UCAN China ucanews.com
UCAN Indonesia

Gereja Thailand ikut berantas hukuman mati

Oktober 11, 2010

Gereja Thailand ikut berantas hukuman mati

Uskup Ubon Ratchathani Mgr Banchong Chaiyara

Gereja Thailand bergabung dengan Amnesty International dan aktivis lainnya dalam mengutuk pemberlakuan kembali eksekusi mati yang dalam enam tahun terakhir tidak diberlakukan.

“Kami berkampanye melawan bunuh diri karena hidup itu berharga dan suci. Namun, kita masih memiliki hukuman mati,” kata Vilaiwan Phokthavi, ketua pelayanan Yesuit untuk para tahanan asing.

 Perempuan ini bergabung dengan para aktivis lainnya pada hari Minggu 10 Oktober untuk memperingati Hari Menentang Hukuman Mati se-Dunia.

 Pada tahun 2009, Thailand mengeksekusi mati dua pengedar narkoba dengan suntikan. Eksekusi mati pertama di Thailand dilakukan tahun 2003. Eksekusi ini menimbulkan rasa takut di kalangan para tahanan yang menunggu pelaksanaan eksekusi, kata Vilaiwan.

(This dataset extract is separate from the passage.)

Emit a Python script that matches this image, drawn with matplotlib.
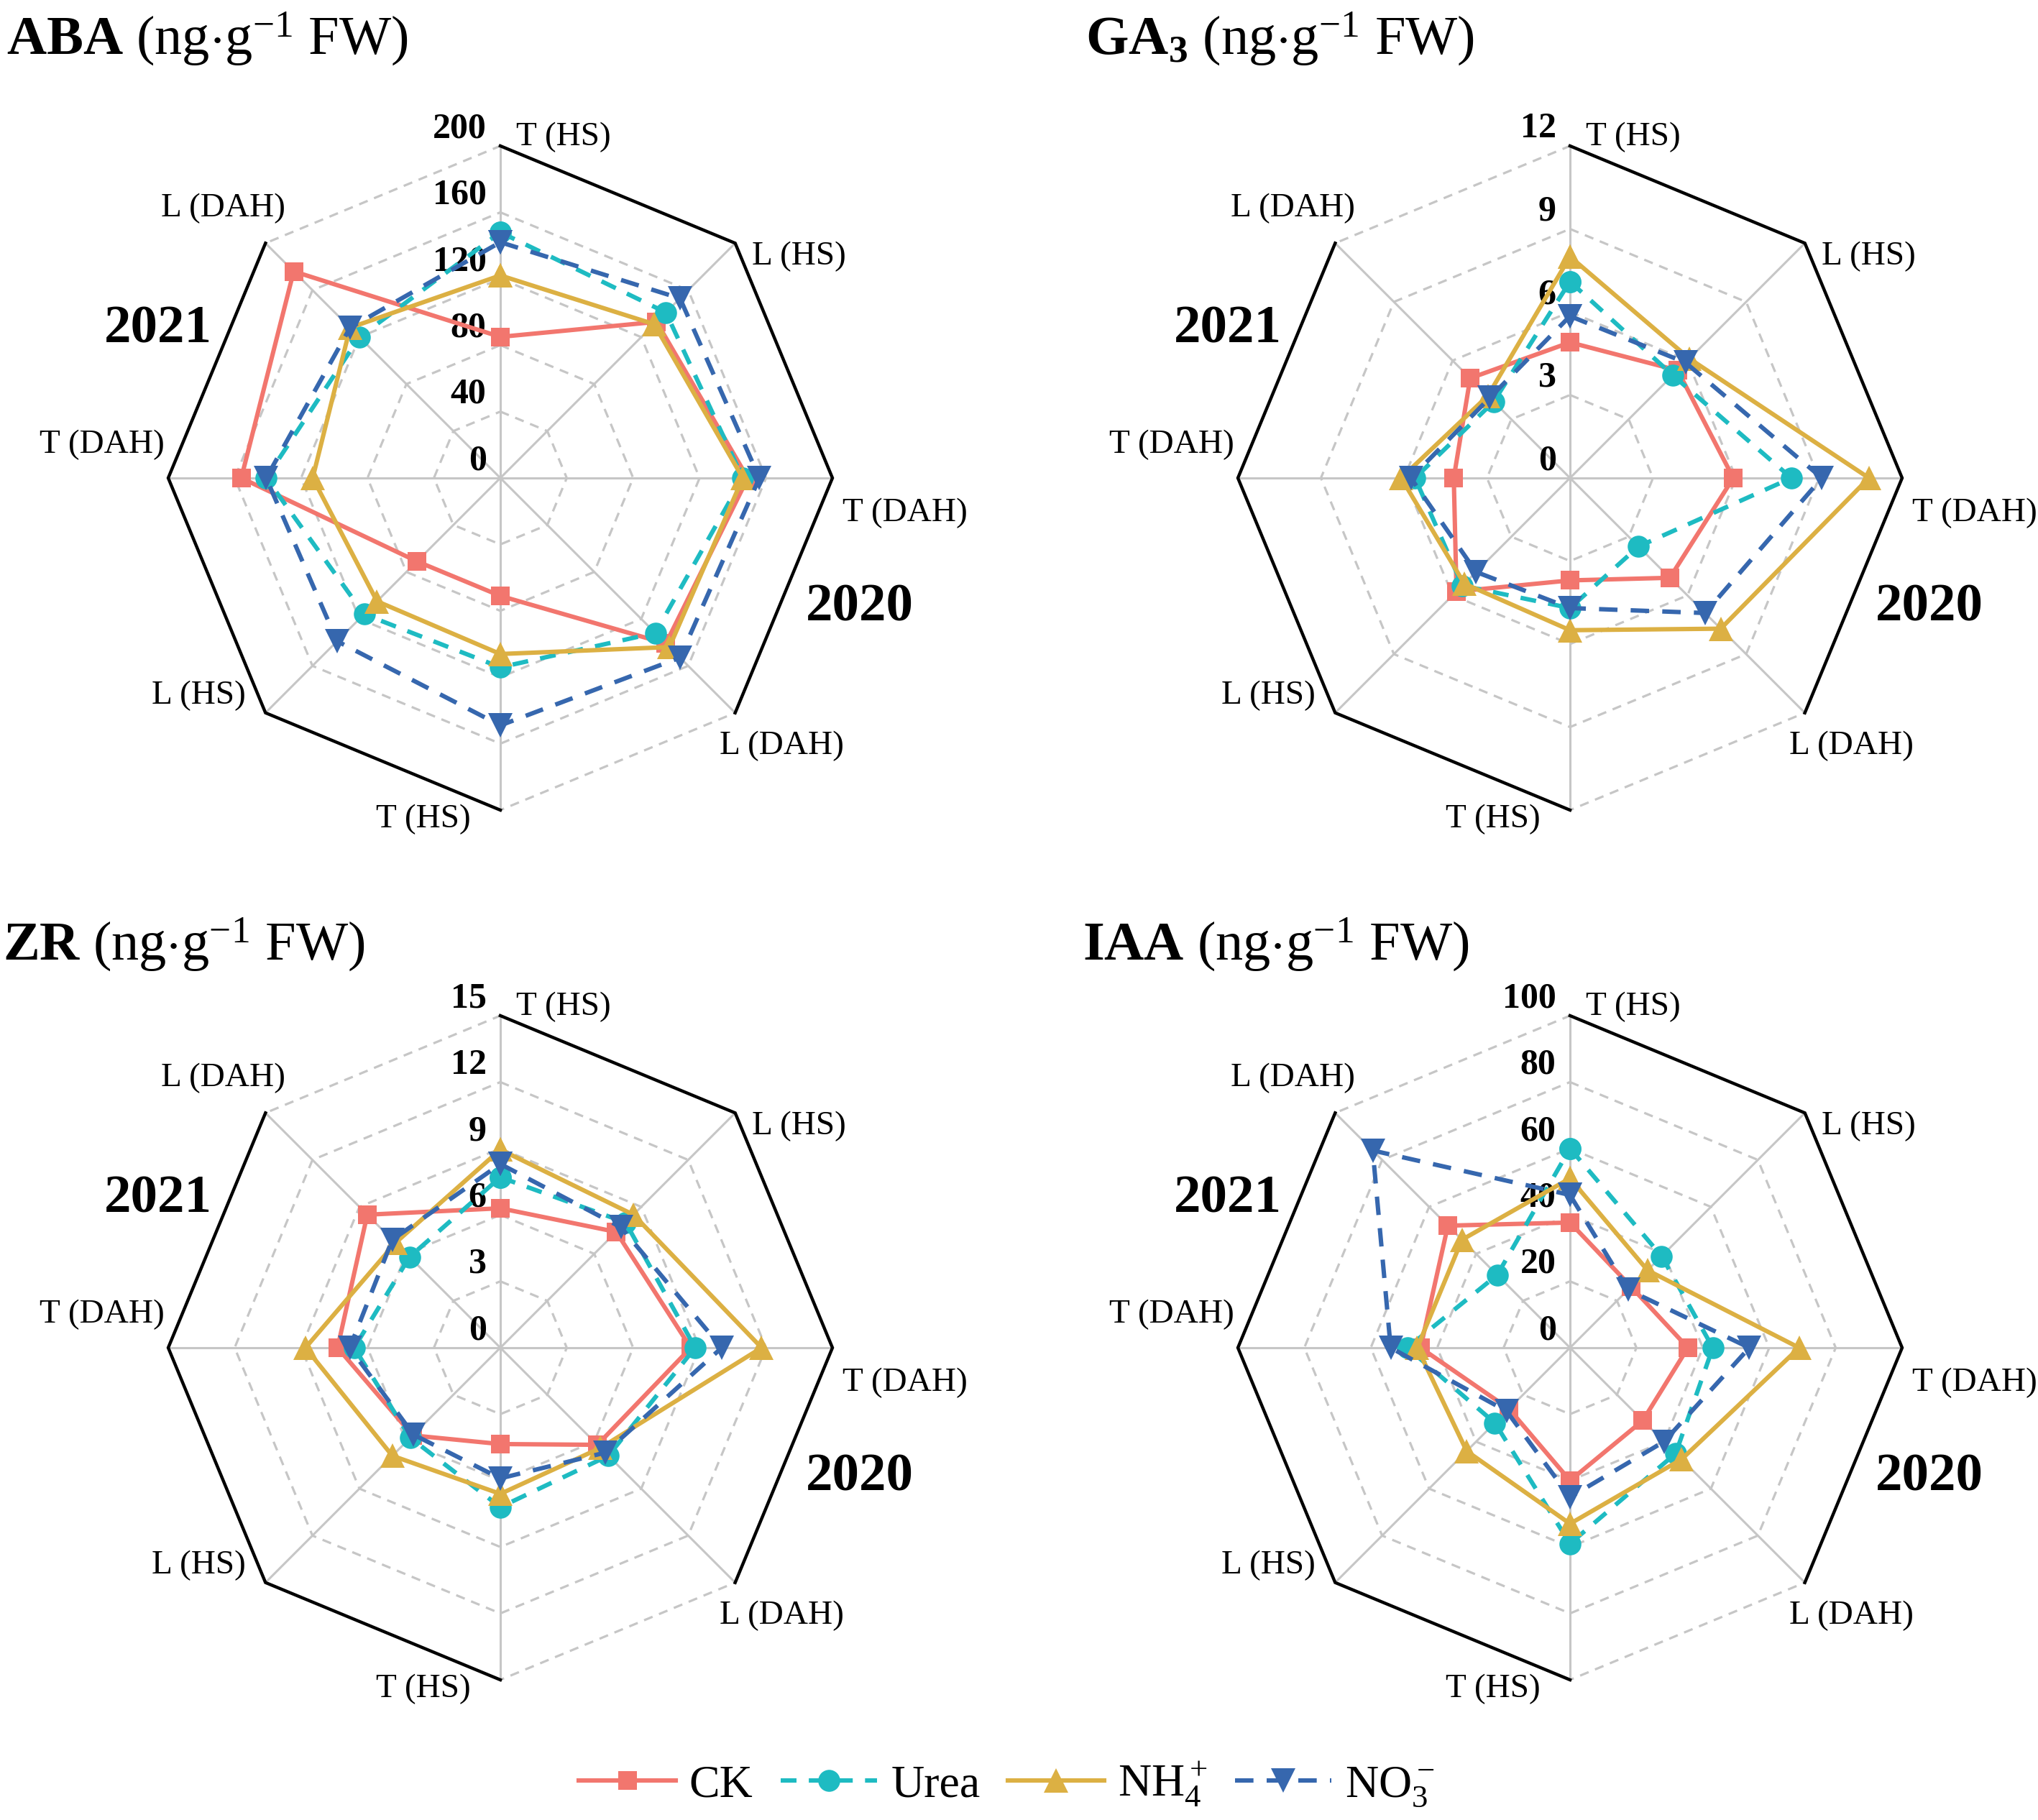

 “Undang-undang Thailand mengizinkan hukuman mati, namun kebanyakan tahanan yang menunggu dieksekusi tetap ditahan tanpa batas tertentu.”

 Menurut Vilaiwan, pengadilan Thailand hanya mempertimbangkan pelanggaran dan bukan keadaan di balik kejahatan.

 “Beberapa orang terjerat narkoba karena mereka miskin atau terpaksa,” katanya

 Uskup Ubon Ratchathani Mgr Banchong Chaiyara mengatakan, hukuman mati itu bertentangan dengan ajaran Katolik.

 “Gereja Thailand menentang hukuman mati dan menganjurkan hukuman seumur hidup. Undang-undang tidak berhak mengambil kehidupan manusia,” kata Uskup Banchong, ketua Komisi Pembangunan Sosial dan ketua Komisi Keadilan dan Perdamaian. Kedua komisi itu berada di bawah Konferensi Waligereja Thailand.

 Direktur Amnesty International Thailand Parinya Boonridrerthaikul mendukung pandangan Gereja.

 “Hukuman mati merupakan hukuman kejam dan tidak manusiawi. Banyak pemerintah membenarkan hukuman mati dengan menyatakan bahwa hukuman mati mencegah kejahatan. Tetapi tidak ada bukti bahwa hal itu benar.”

 Dalam pelaksanaan hukuman mati, sering orang miskin, kelompok minoritas etnis dan agama menjadio korban, tambah Parinya. “Hukuman mati sering diterapkan sewenang-wenang untuk menindas.”

 Eksekusi dapat dibatalkan jika terdakwa terbukti tidak bersalah.

 “Inilah gejala budaya kekerasan dan harus dihapuskan,” katanya.

 Dua-pertiga lebih dari negara-negara di dunia telah menghapuskan hukuman mati.

Sementara 58 negara tetap mempertahankannya dalam undang-undang, dan hampir semua tidak menerapkannya. Pada tahun 2009, 18 negara mengeksekusi mati 714 orang. Kebanyakan dari negara-negara itu berada di Asia.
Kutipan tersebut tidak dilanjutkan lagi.